What is the Financial Services Authority?   

 

The Financial Services Authority is also known as the FSA. It is the organisation that regulates the sale of all investments, pensions, mortgages and general insurance in the UK.

At the moment the FSA does not regulate the non-mortgage loans market but in the future this is likely to change.

The FSA is currently promoting a new initiative called "Treating Customers Fairly" or TCF. It's aim it to ensure that all customers are treated by financial services companies, in a manner that is fair and generally has their best interests at heart. Unusually for the FSA, the initiative has a principles-based approach, meaning that in addition to the guidelines included in the programme, there is also an implied underlying responsibilty on companies to operate in a manner that abides by the general objectives of the programme - a slightly more vague and subjective approach than previous FSA initiatives, but one which is aimed at removing the tendency for some companies to try and identify loopholes in any FSA requirement and move to exploit them. The TCF initiative started in 2006 and is still ongoing.

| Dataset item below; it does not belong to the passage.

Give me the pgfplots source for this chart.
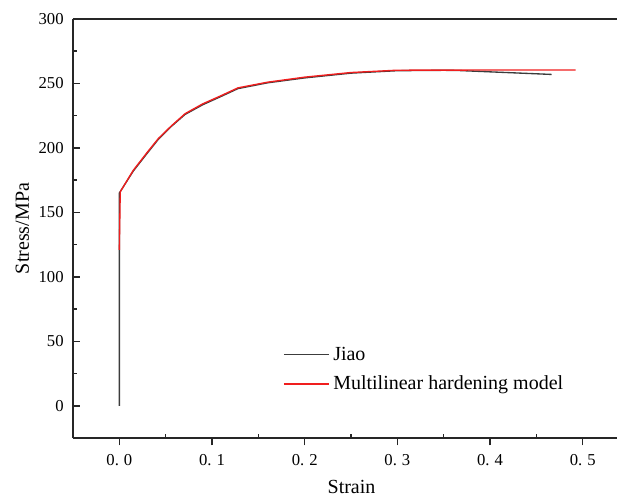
\documentclass[border=0pt]{standalone}
\usepackage{fontspec}
\setmainfont{Liberation Serif}
\usepackage{pgfplots}
\pgfplotsset{compat=1.18}
\usetikzlibrary{calc}
\definecolor{jiaocol}{RGB}{60,60,60}
\definecolor{modelcol}{RGB}{240,30,30}
\begin{document}
\begin{tikzpicture}
\begin{axis}[
  scale only axis,
  width=408pt, height=314.25pt,
  xmin=-0.05, xmax=0.537,
  ymin=-25, ymax=300,
  axis lines=left,
  axis line style={-, line width=1.1pt, black!85},
  xtick={0,0.1,0.2,0.3,0.4,0.5},
  xticklabels={0.\hspace{0.3em}0,0.\hspace{0.3em}1,0.\hspace{0.3em}2,0.\hspace{0.3em}3,0.\hspace{0.3em}4,0.\hspace{0.3em}5},
  ytick={0,50,100,150,200,250,300},
  minor x tick num=1, minor y tick num=1,
  tick align=inside,
  major tick length=5.5pt, minor tick length=3pt,
  every tick/.append style={line width=1.1pt, black!85},
  major x tick style={yshift=-5.5pt},
  /pgf/number format/assume math mode=true,
  tick label style={font=\fontsize{12.5}{14}\selectfont},
  yticklabel style={xshift=-3.5pt},
  xticklabel style={yshift=-8.5pt},
  xlabel={Strain}, ylabel={Stress/MPa},
  label style={font=\fontsize{15}{18}\selectfont, inner sep=0pt},
  xlabel style={at={(axis description cs:0.512,-0.116)}, anchor=center},
  ylabel style={at={(axis description cs:-0.093,0.5)}, anchor=center, rotate=0},
  legend style={draw=none, fill=none, font=\fontsize{15}{18}\selectfont,
    at={(axis description cs:0.386,0.2255)}, anchor=north west,
    inner sep=0pt, row sep=5.25pt,
    nodes={inner sep=2.5pt}},
  legend cell align=left,
  legend image code/.code={\draw[#1] (0pt,0pt) -- (34pt,0pt);},
  clip=false,
]
\addplot[jiaocol, line width=1pt] coordinates {
  (0,0) (0,121) (0,165) (0.015,182) (0.030,195.8) (0.042,206.6)
  (0.055,216) (0.071,226) (0.090,233.5) (0.110,240) (0.128,246)
  (0.160,250.5) (0.200,254.3) (0.250,258) (0.300,259.9)
  (0.350,260.2) (0.364,260.1) (0.4665,257)
};
\addlegendentry{Jiao}
\addplot[modelcol, line width=1pt] coordinates {
  (0,121) (0.001,166) (0.015,182.6) (0.030,196.5) (0.042,207.2)
  (0.056,217) (0.071,226.6) (0.090,234.2) (0.110,240.6) (0.128,246.6)
  (0.160,251) (0.200,254.9) (0.250,258.5) (0.300,260.3) (0.4923,260.5)
};
\addlegendentry{Multilinear hardening model}
\draw[line width=1.1pt, black!85] (rel axis cs:0,1) -- (rel axis cs:1,1);
\coordinate (sw) at (rel axis cs:0,0);
\coordinate (ne) at (rel axis cs:1,1);
\end{axis}
\pgfresetboundingbox
\path ($(sw)+(-54.75pt,-44.25pt)$) rectangle ($(ne)+(0,14.25pt)$);
\end{tikzpicture}
\end{document}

The FSA believe that principles-based approaches will allow companies more flexibility in deciding how they should deliver fair treatment to potential customers in a way that is more applicable to the individual business. Instead of a set of prescriptive rules and guidelines, the approach should give firms better choices in the way they compete in the marketplace and allow them to innovate more easily in product design, the delivery of better customer service, and in giving more value for money.